Postgraduate research project

Understanding ionospheric dynamics with machine learning

Funding
Competition funded View fees and funding
Type of degree
Doctor of Philosophy
Entry requirements
2:1 honours degree View full entry requirements
Faculty graduate school
Faculty of Engineering and Physical Sciences
Closing date

About the project

The Earth’s magnetosphere-ionosphere (M-I) system is driven by its interaction with the solar wind through a coupling process called “reconnection”. You will use machine learning techniques to probe an extensive dataset of ionospheric dynamics to elucidate how the solar wind conditions control the size and rate of the coupling process.

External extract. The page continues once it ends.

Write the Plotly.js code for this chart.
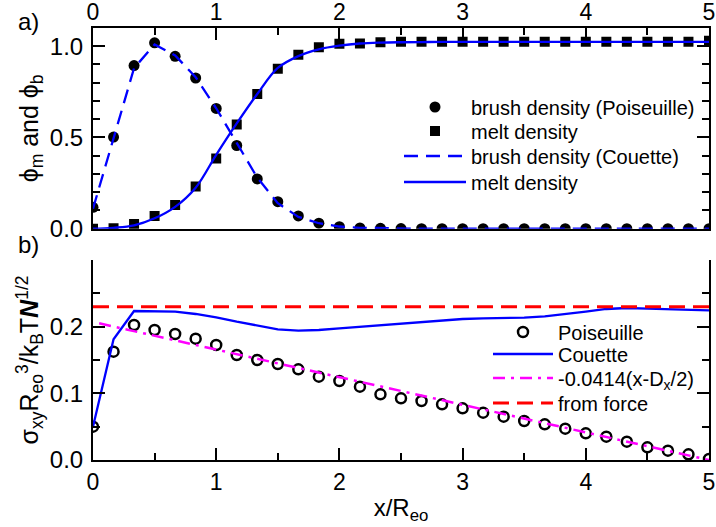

Understanding the M-I system is important, as it provides the scientific basis of space weather (the harmful influence of our plasma environment on space- and ground-based technology). Ionospheric radar observations of reconnection are uniquely capable of inferring the global extent, and hence global rate, of the process that drives the magnetosphere. They therefore hold the key to understanding how the M-I system responds to solar wind driving. However, there are some key unknowns – in particular, fundamental dependencies such as how the upstream conditions control the spatial extent of the interaction process or the “size” of individual reconnection bursts.

Our recent work opens up an exciting opportunity to probe these questions. However, this requires large-scale statistical studies, and the challenge is one of data volume. This challenge can be addressed with data science techniques.

This project will develop automated algorithms to identify reconnection events in ionospheric radar data, which will allow transformative statistical studies into the nature of M-I driving. From a machine learning perspective, this task is challenging as it requires finding subtle spatial-temporal patterns involving many different scales in a noisy background. Over the last decade Deep Learning has made a step change in its ability to recognise such patterns.

We will develop and train Deep Learning techniques on existing radar data, validate the resulting algorithms and apply them to analyse the radar data statistically in order to determine the response of the M-I system to different modes of variability in the solar wind driving conditions.